Suppose that $a \neq 0$. First, we build the first column:

$\begin{array}{lcl} \left( \begin{matrix} 1&0 \\ 0&1 \end{matrix} \right) & \overset{(2)}{\underset{\text{if} \ c \neq 0}{\longrightarrow}} & \left( \begin{matrix} a& 0 \\ 0&c \end{matrix} \right) \overset{(3)}{\longrightarrow} \left( \begin{matrix} a & 0 \\ c & c \end{matrix} \right) \overset{(2)}{\longrightarrow} \left( \begin{matrix} a &0 \\ c & 1 \end{matrix} \right) \\ \\ & \overset{(2)}{\underset{\text{if} \ c=0}{\longrightarrow}} & \left( \begin{matrix} a&0 \\ 0 & 1 \end{matrix} \right) = \left( \begin{matrix} a & 0 \\ c & 1 \end{matrix} \right) \end{array}$

And then the second column:

$\begin{array}{lcl} \left( \begin{matrix} a & 0 \\ c & 1 \end{matrix} \right) & \overset{(2)}{\underset{\text{if} \ b \neq 0}{\longrightarrow}} & \left( \begin{matrix} b & 0 \\ \frac{bc}{a} & d- \frac{bc}{a} \end{matrix} \right) \overset{(1)+(3)}{\longrightarrow} \left( \begin{matrix} b & b \\ d& \frac{bc}{a} \end{matrix} \right) \overset{(2)}{\longrightarrow} \left( \begin{matrix} b & a \\ d& c \end{matrix} \right) \overset{(1)}{\longrightarrow} \left( \begin{matrix} a & b \\ c&d \end{matrix} \right) \\ \\ & \overset{(2)}{\underset{\text{if} \ b =0 }{\longrightarrow}} & \left( \begin{matrix} a & 0 \\ c & d \end{matrix} \right)= \left( \begin{matrix} a&b \\ c&d \end{matrix} \right) \end{array}$

If $a=0$ then $b \neq 0$ because $A$ is invertible.

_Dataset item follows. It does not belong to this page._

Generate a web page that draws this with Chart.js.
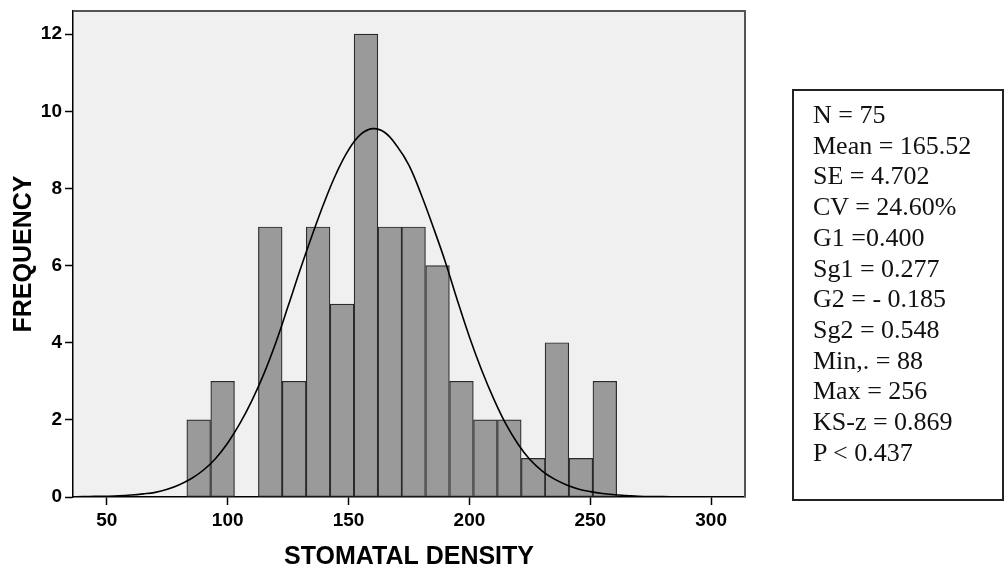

Applying the previous algorithm to $\left( \begin{matrix} b & a \\ d & c \end{matrix} \right)$, we get:

$\left( \begin{matrix} 1&0 \\ 0&1 \end{matrix} \right) \longrightarrow \left( \begin{matrix} b & a \\ d & c \end{matrix} \right) \overset{(1)}{\longrightarrow} \left( \begin{matrix} a & b \\ c & d \end{matrix} \right).$ $\hspace{1cm} \square$

For an explicit example in dimension three, the previous algorithm gives:

$\begin{array}{ll} \left( \begin{matrix} 1&1&0 \\ 0&1&1 \\ 1&0&1 \end{matrix} \right)= & \left( \begin{matrix} 1&0&0 \\ 0&0&1 \\ 0&1&0 \end{matrix} \right) \left( \begin{matrix} 1&0&0 \\ 1&1&0 \\ 0&0&1 \end{matrix} \right) \left( \begin{matrix} 1&0&0 \\ 0&0&1 \\ 0&1&0 \end{matrix} \right) \left( \begin{matrix} 1&0&0 \\ 0&1&0 \\ 0&0&-1 \end{matrix} \right) \left( \begin{matrix} 0&1&0 \\ 1&0&0 \\ 0&0&1 \end{matrix} \right) \left( \begin{matrix} 1&0&0 \\ 1&1&0 \\ 0&0&1 \end{matrix} \right) \left( \begin{matrix} 1&0&0 \\ 0&0&1 \\ 0&1&0 \end{matrix} \right) \left( \begin{matrix} 1&0&0 \\ 1&1&0 \\ 0&0&1 \end{matrix} \right) \\ \\ & \left( \begin{matrix} 0&1&0 \\ 0&0&1 \\ 1&0&0 \end{matrix} \right) \left( \begin{matrix} -1&0&0 \\ 0&1&0 \\ 0&0&-2 \end{matrix} \right) \left( \begin{matrix} 0&0&1 \\ 0&1&0 \\ 1&0&0 \end{matrix} \right) \left( \begin{matrix} 1&0&0 \\ 1&1&0 \\ 0&0&1 \end{matrix} \right) \left( \begin{matrix} 1&0&0 \\ 0&0&1 \\ 0&1&0 \end{matrix} \right) \left( \begin{matrix} 1&0&0 \\ 1&1&0 \\ 0&0&1 \end{matrix} \right) \left( \begin{matrix} 1&0&0 \\ 0&-1&0 \\ 0&0&1 \end{matrix} \right) \left( \begin{matrix} 0&0&1 \\ 1&0&0 \\ 0&1&0 \end{matrix} \right)\end{array}$

Remark: We proved that $\lambda_n(A \cdot B)=|\det(A)| \cdot \lambda_n(B)$ for any borelian set $B \subset \mathbb{R}^n$. Therefore, $|\det(A)|$ tells us how evolve the volumes after applying $A$. The sign of $\det(A)$ says wether $A$ is orientation preserving or not.